Deborah Elijah, a member of the Oporto community board and president of Keren Hayesod Portugal, explains that the basis for Soviet-style antisemitism was "primarily the use of criminals and the press to defame the most important Jewish communities, to associate them with immoral businesses and then to try the rabbis for fictitious corruption. Weak communities linked to existing powers were used to serve as propaganda, like a musical instrument, as my father was forced to play the violin in the Theresienstadt concentration camp."

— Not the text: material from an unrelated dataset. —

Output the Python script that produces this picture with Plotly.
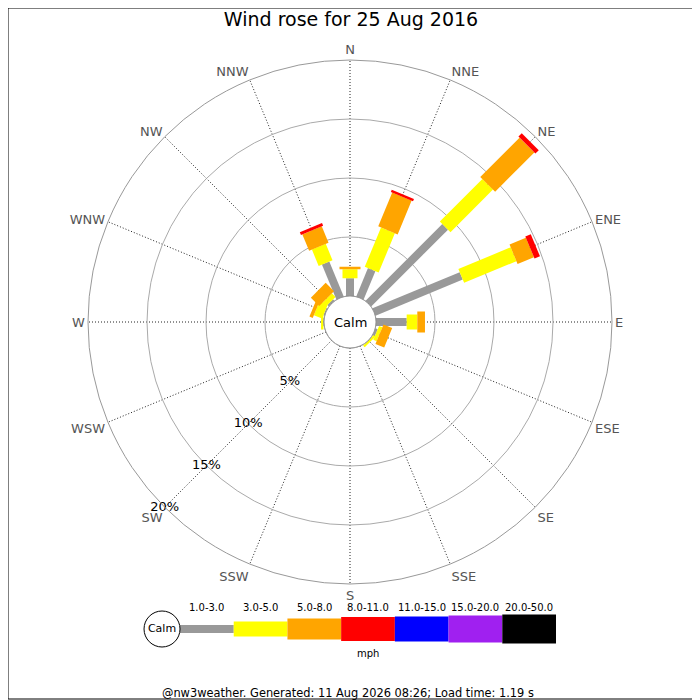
import numpy as np
import plotly.graph_objects as go

# wind directions (compass degrees, clockwise from N)
directions = ["N", "NNE", "NE", "ENE", "E", "ESE", "SE", "SSE",
              "S", "SSW", "SW", "WSW", "W", "WNW", "NW", "NNW"]
dir_angles = [0, 22.5, 45, 67.5, 90, 112.5, 135, 157.5,
              180, 202.5, 225, 247.5, 270, 292.5, 315, 337.5]

# speed bins (mph) and the % of time in each bin per direction
speed_bins = ["1.0-3.0", "3.0-5.0", "5.0-8.0", "8.0-11.0",
              "11.0-15.0", "15.0-20.0", "20.0-50.0"]
pct_1_3 = [1.5, 2.6, 9.2, 8.0, 2.6, 0.2, 0.0, 0, 0, 0, 0, 0, 0.05, 0.1, 0.17, 3.2]
pct_3_5 = [0.76, 3.6, 5.1, 4.8, 0.9, 0.3, 0.2, 0, 0, 0, 0, 0, 0.2, 0.75, 0.43, 1.5]
pct_5_8 = [0.22, 3.1, 4.7, 1.5, 0.65, 0.8, 0, 0, 0, 0, 0, 0, 0, 0.3, 1.0, 1.5]
pct_8_11 = [0, 0.2, 0.4, 0.5, 0, 0, 0, 0, 0, 0, 0, 0, 0, 0, 0, 0.25]
pct_11_15 = [0] * 16
pct_15_20 = [0] * 16
pct_20_50 = [0] * 16

radial_ticks = [5, 10, 15, 20]
radial_labels = ["5%", "10%", "15%", "20%"]

colors = ["#999999", "#ffff00", "#ffa500", "#ff0000", "#0000ff", "#a020f0", "#000000"]
widths = [8, 15, 21, 24, 25, 27, 29]

FONT = "DejaVu Sans"

# page body has an 8px margin, so place things relative to that
OFF = 8
def px_x(x):
    return (x - OFF) / 700
def px_y(y):
    return 1 - (y - OFF) / 700

bands = np.array([pct_1_3, pct_3_5, pct_5_8, pct_8_11, pct_11_15, pct_15_20, pct_20_50])
tops = np.cumsum(bands, axis=0)
bases = tops - bands

fig = go.Figure()

for i in range(len(speed_bins)):
    r, th = [], []
    for j, ang in enumerate(dir_angles):
        if bands[i, j] > 0:
            r += [bases[i, j], tops[i, j], None]
            th += [ang, ang, None]
    if not r:
        continue
    fig.add_trace(go.Scatterpolar(r=r, theta=th, mode="lines",
                                  line=dict(color=colors[i], width=widths[i]),
                                  connectgaps=False, hoverinfo="skip",
                                  showlegend=False))

# calm circle edge
fig.add_trace(go.Scatterpolar(r=[0] * 181, theta=list(np.arange(0, 362, 2)),
                              mode="lines", line=dict(color="#888888", width=1),
                              hoverinfo="skip", showlegend=False))

# radial % labels along SW
fig.add_trace(go.Scatterpolar(r=radial_ticks, theta=[225] * len(radial_ticks),
                              mode="text", text=radial_labels,
                              textfont=dict(family=FONT, size=13, color="black"),
                              hoverinfo="skip", showlegend=False))

# legend strip
for i in range(len(speed_bins)):
    fig.add_trace(go.Scatter(x=[i, i + 1], y=[0, 0], mode="lines",
                             line=dict(color=colors[i], width=widths[i]),
                             xaxis="x", yaxis="y", hoverinfo="skip",
                             showlegend=False))
fig.add_trace(go.Scatter(x=[-0.335], y=[0], mode="markers+text", text=["Calm"],
                         textposition="middle center",
                         textfont=dict(family=FONT, size=11, color="black"),
                         marker=dict(size=36, color="white",
                                     line=dict(color="black", width=1)),
                         xaxis="x", yaxis="y", hoverinfo="skip", showlegend=False))

for i, lab in enumerate(speed_bins):
    fig.add_annotation(x=i + 0.5, y=px_y(607), xref="x", yref="paper",
                       xanchor="center", yanchor="middle",
                       text=lab, showarrow=False,
                       font=dict(family=FONT, size=10, color="black"))

fig.add_annotation(x=3.5, y=px_y(653), xref="x", yref="paper", text="mph",
                   xanchor="center", yanchor="middle",
                   showarrow=False, font=dict(family=FONT, size=10, color="black"))
fig.add_annotation(x=px_x(350), y=px_y(322), xref="paper", yref="paper", text="Calm",
                   xanchor="center", yanchor="middle",
                   showarrow=False, font=dict(family=FONT, size=13, color="black"))
fig.add_annotation(x=px_x(348), y=px_y(693), xref="paper", yref="paper",
                   xanchor="center", yanchor="middle",
                   text="@nw3weather. Generated: 11 Aug 2026 08:26; Load time: 1.19 s",
                   showarrow=False, font=dict(family=FONT, size=11.4, color="black"))

fig.update_layout(
    width=700, height=700,
    margin=dict(l=0, r=0, t=0, b=0),
    paper_bgcolor="white", plot_bgcolor="white",
    title=dict(text="Wind rose for 25 Aug 2016", x=px_x(351), xanchor="center",
               y=px_y(19), yanchor="middle",
               font=dict(family=FONT, size=19, color="black")),
    polar=dict(
        domain=dict(x=[px_x(88), px_x(612)], y=[px_y(584), px_y(60)]),
        hole=26 / 262,
        bgcolor="white",
        angularaxis=dict(rotation=90, direction="clockwise",
                         tickmode="array", tickvals=dir_angles, ticktext=directions,
                         tickfont=dict(family=FONT, size=13, color="#555555"),
                         ticks="", showline=True, linecolor="#999999", linewidth=1,
                         gridcolor="#222222", gridwidth=1, griddash="1px,2px"),
        radialaxis=dict(range=[0, 20], tickvals=radial_ticks, showticklabels=False,
                        ticks="", showline=False, gridcolor="#aaaaaa", gridwidth=1,
                        angle=225),
    ),
    xaxis=dict(domain=[px_x(126.3), px_x(556)], range=[-1, 7], visible=False,
               fixedrange=True),
    yaxis=dict(domain=[px_y(649), px_y(609)], range=[-1, 1], visible=False,
               fixedrange=True),
    shapes=[dict(type="rect", xref="paper", yref="paper",
                 x0=0, y0=px_y(699), x1=px_x(699), y1=1,
                 line=dict(color="black", width=1))],
)

fig.write_html("out.html")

Elijah explains what happened in Portugal. "In their eagerness to destroy the strong community of Oporto and to spare that of Lisbon, the anti-Semites invented dangerous links between the law offices, Parliament, business, citizenship certifications, and Russian Jews. Significantly, the dangerous links were not attributed to the Jewish Community of Lisbon (CIL), where a leader of the community collaborated with parliament in the final drafting of the Sephardic law of Return, signed certificates of Sephardi origin, was the owner of a law firm that handled a large number of cases of nationality processed in Portugal and had direct relations with the registry offices either as a lawyer, as board member of CIL, an inactive organization with little Jewish life, that had certified many Russian Jews and obtained more revenue in 2022 than the Jewish Community of Oporto had in seven years of work. The dangerous links were attributed to the Jewish community it was intended to destroy (the Oporto community), which had asked the government for an international commission for certification, which had no special relations with registry offices, which had no nationality lawyers among its members, which had granted certificates to few Russian Jews (always supported by certificates of origin issued by entities recognized by the Chief Rabbinate of Israel) and which over the years had created new synagogues, museums, films, kosher restaurants and a network of social supports."

Vivian Groisman, who is responsible for the Sephardi archive of the Jewish Community of Oporto, who in March saw a large number of police officers eager to apprehend everything, said that she witnessed "a scene that broke my desire to live in Portugal. An international investigation must be carried out for the security of our Community. For the sake of transparency it is also in the interests of unsullied people such as the former Minister of Justice (who produced a regulation that killed the Sephardi Law of Return in practical terms, who collected anonymous complaints and had them investigated by entities whose leaders she appointed, and that fired the director of SIRESP, from whose home the computers were stolen three days later) and the former Foreign Minister (who, for a "Palestine-cause", headed the destruction of the Sephardic Law of Return, reduced the positive effects of the law on some visits by tourists, and who premonitorily said in parliament in 2020 that if the House did not act, public opinion would act)."

Groisman adds "A year after the invasion of the Jewish Museum that I witnessed with astonishment, the only bags of money that appeared were in the European Parliament for the benefit of Arab and Muslim countries and presumably funding national political parties to the detriment of Jewish and Israeli communities."